16. Most patients will outlive your knees.
17. If your driver yells “LOOK OUT,” you’re already in the “learning experience” phase.
18. If it’s stupid but it works, it’s now policy (unofficially).
19. “Accidental injuries” are wildly common. Fists, walls, and “fell on it” are repeat offenders.
20. Training teaches rules. Experience teaches exceptions. Experience also teaches you to stop arguing with reality.
21. Dispatch will eat lunch. Whether you do is between you and the EMS gods.
22. Patients who fall outside will relocate upstairs. Preferably to the farthest bedroom in a maze.
23. To estimate alcohol intake: take their number, multiply by two, add three, then reassess your faith in humanity.
EMS Sayings That Sound Terrible Without Context
These are inside jokes. Not medical advice. If you’re offended, consider a career with fewer humans in crisis.
• “You fall, we haul.”
• “Not my patient, no idea.”
• “We only drop people on Tuesdays.”
• “Racing the reaper.”
• “Couple of bumps.”
• “Horizontal taxi.”
• “Future customer.”
• “Vitamin diesel.”
• “Diesel bolus.”
HR Approved Translations (Technically)
This is where EMS turns sarcasm into “leadership language” so everyone can go home employed.
❌ “That’s stupid.”
✅ HR Approved: “Let’s review the risk and choose the safest option.”
❌ “Absolutely not.”
✅ HR Approved: “I’m not comfortable with that. Here’s an alternative that aligns with protocol.”
❌ “Stop touching things.”
✅ HR Approved: “Let’s clarify roles so we don’t duplicate tasks or miss critical steps.”
❌ “You’re making this worse.”
✅ HR Approved: “I don’t think this is improving outcomes. Can we adjust the plan?”

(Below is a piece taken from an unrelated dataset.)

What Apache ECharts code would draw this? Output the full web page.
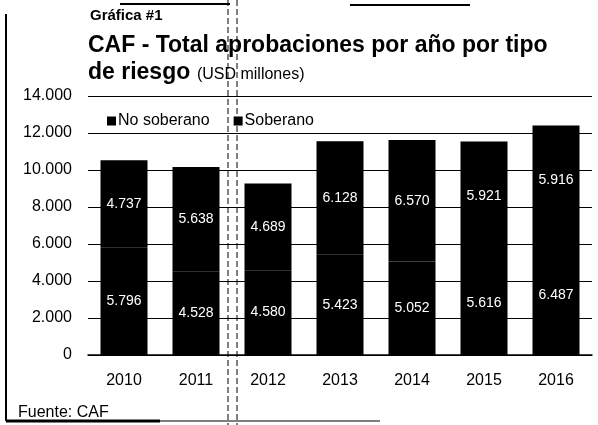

Final Thought (The Salty Medic Version)
EMS humor isn’t cruelty.
It’s compression.
It’s a pressure valve.
It’s how you keep doing a job where the stakes are real, the hours are fake, and the public thinks you’re basically Uber with oxygen.
If you don’t get it, that’s fine.
You weren’t on the truck.
You didn’t clear the scene and then go right back in service like nothing happened.
We did.
So we joke. We vent. We translate stupidity into “HR Approved” language and keep moving.
Because the calls don’t stop… and neither do we.